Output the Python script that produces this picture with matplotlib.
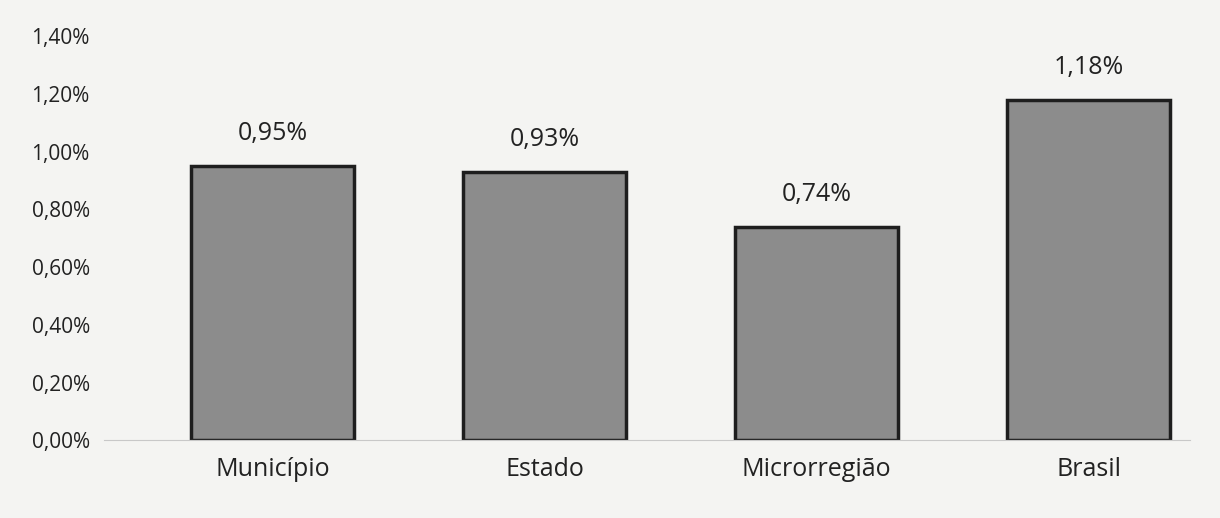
import matplotlib.pyplot as plt
from matplotlib.ticker import FuncFormatter

categories = ["Município", "Estado", "Microrregião", "Brasil"]
values = [0.95, 0.93, 0.74, 1.18]
value_labels = ["0,95%", "0,93%", "0,74%", "1,18%"]
yticks = [0.0, 0.2, 0.4, 0.6, 0.8, 1.0, 1.2, 1.4]

plt.rcParams['font.family'] = ['Open Sans', 'DejaVu Sans']

fig = plt.figure(figsize=(12.2, 5.18), dpi=100)
fig.patch.set_facecolor('#f4f4f2')
ax = fig.add_axes([0.085, 0.15, 0.89, 0.78])
ax.set_facecolor('#f4f4f2')

x = list(range(len(categories)))
bars = ax.bar(x, values, width=0.6, color='#8c8c8c', edgecolor='#1e1e1e', linewidth=2.5)
for xi, v, lab in zip(x, values, value_labels):
    ax.text(xi, v + 0.07, lab, ha='center', va='bottom', fontsize=18, color='#222222')

ax.set_xlim(-0.62, 3.37)
ax.set_ylim(0, 1.4)
ax.set_yticks(yticks)
ax.yaxis.set_major_formatter(FuncFormatter(lambda v, p: f"{v:.2f}%".replace('.', ',')))
ax.set_xticks(x)
ax.set_xticklabels(categories, fontsize=18, color='#222222')
ax.tick_params(axis='y', labelsize=15, colors='#222222', length=0, pad=10)
ax.tick_params(axis='x', length=0, pad=12)
for s in ['top', 'right', 'left']:
    ax.spines[s].set_visible(False)
ax.spines['bottom'].set_color('#c8c8c8')

fig.savefig('out.png', dpi=100, facecolor=fig.get_facecolor())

Given problem:
Reproduce the material above from its first line through the line containing "from matplotlib.ticker import FuncFormatter", both ends included, and skip every picture.

Solution:
Output the Python script that produces this picture with matplotlib.
import matplotlib.pyplot as plt
from matplotlib.ticker import FuncFormatter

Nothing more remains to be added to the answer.